Working For Demons

Working For Demons

Working For Demons

I thought being a soap witch I'd find my people, my sisters. And then they came. These entities I encountered - even demons wear suits and carry titles - show themselves through their reactions to certain words.

Integrity as a Spell

I witnessed this firsthand when I was fired for simply using the word "integrity" during an office meeting. Yes, you read that correctly. What followed was revealing: the manager dismissed everyone else, closed the door, and proceeded to dress me down, physically positioning himself between me and the door when I tried to leave. His reaction to a simple word spoke volumes about the nature of the energies we sometimes serve unwittingly. I was working for a man who despised the word integrity. It was jarring, but his reaction was clear. 

I had been an employer in my past, and if one of my guys used this word, I would have been proud. Don’t be deceived by the illusion of this phrase that has been placed on all heads, “you don’t know what you’d do in that situation.” As if you don’t know yourself. Of course you do! What you know of yourself is true, even if you will learn more, what you believe of yourself is true, good or bad. You are your highest authority. Saying you don’t know yourself is a curse of usurpation, meant only to become your highest authority. As if they know better. I was once deceived by this idea, don’t you be. 

Breaking Free 

This experience, while highly disturbing, became illuminating. I realized that those I that I’d tried to appease were manifesting exactly the energies I needed to break free from. Some entities feed on compliance and fear, draining all creative force from those who serve them. I thought I could create something better, so I began a different journey.

Universal Goodness Myth

I have always, (and I mean always) thought people were good at heart. I was so freaking wrong. Some are not people. OH! There you go. Some don't want to be nice, kind or understand. How did I not know this? I thought under the right circumstances they would come to harmony, understanding and empathy. Nope.

The Price of Giving 

I've seen that the more I give the more they will take. What does it matter if I'm receiving some of what I wanted? After all, nothing is perfect. Right? I cannot argue with this idea, however, how much giving is too much? Does it matter if I feel depleted and used afterwards? Are those always signs of voiding my own boundaries?
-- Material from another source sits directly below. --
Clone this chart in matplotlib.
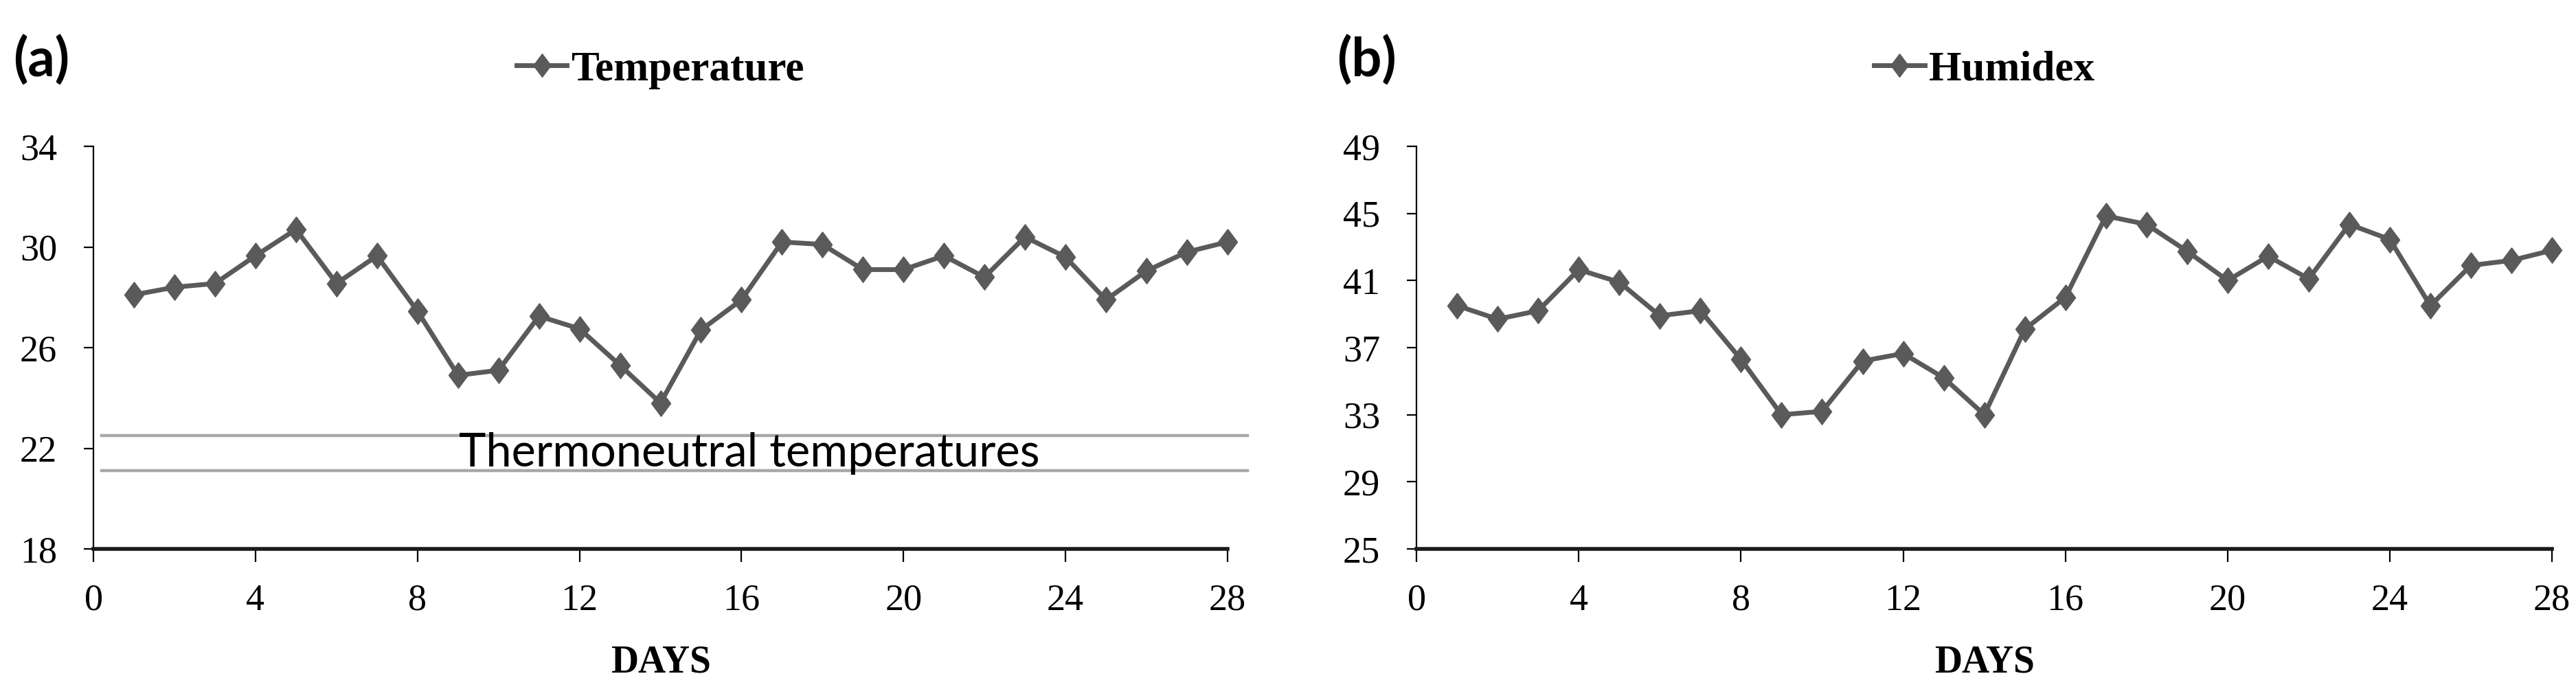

What has become clearer, dear Sister, is that certain cycles must complete themselves naturally. I could not be fired before I used the potent word, integrity. While discerning which patterns to break and which to let run their course remains a challenge, I am learning to listen more closely. To watch with hawk eyes and stay still as a rabbit when all seem to be running in fear. This effort does not always give me a desired outcome. Just because I work hard, give all I have to give, does not mean I will walk away with what I set out to accomplish. 

This is not what I was told. Once again, I had to learn the hard way.

The Nature of Shadows 

These encounters haven't just been curses and hexes, but opportunities for insight, if I chose. I will gain something from every encounter. I insist on it. These pebbles of insight are important to retrieve. I will use these pebbles later on my journey, or so I’ve learned. Because no matter what I do, they will come. Those who do not wish good will, strive to divert my soul-path, and even destroy those who walk the path. 

If you choose your path, your soul path, outside protection is not guaranteed. Another side effect, your skin will thicken and empathy will appear non-existent. But all must choose. 

The path has taught me that authentic expression isn't just about speaking truth, setting “healthy” boundaries and being “authentic” (I scoff at all these deceptions. Yes, scoff is appropriate here.) - it's about recognizing which energies to engage with, which to transmute, and when to take a side road to make my way around the obstacle, rejoining my path on the other side. After all, demons ignore words spoken, designated boundaries, even magical words like “no”.

The Path Continues

I have worn many masks in my life, and played many roles. Each costume convinced me I was that character. I was wrong, of course. I bought into the great deception - that I am who others tell me I am. Not so dramatic as all that, but damn close. The real joke? There is never a justifiable severance package. 

P.S. The Punchline Remember that company that fired me over "integrity"? Turns out they had a brilliantly demonic business model. Here's how it worked:

Target retired folks with their life savings intact. Sell them the dream: "Buy a website from us! Make money in your retirement!" But here's the real scheme:

  • Step 1: Get them to buy an expensive website they don't need
  • Step 2: Lock them into recurring "maintenance" fees
  • Step 3: Make cancellation nearly impossible (think Hotel California, but with websites)
  • Step 4: Keep collecting monthly fees until...
  • Step 5: Dissolve the company before anyone catches on

The true irony? They fired me for saying "integrity" in a meeting. While they were running a pyramid scheme dressed up as retirement planning. I guess some demons really do tell you exactly who they are - if you're paying attention. All that was needed was one word to reveal the spell.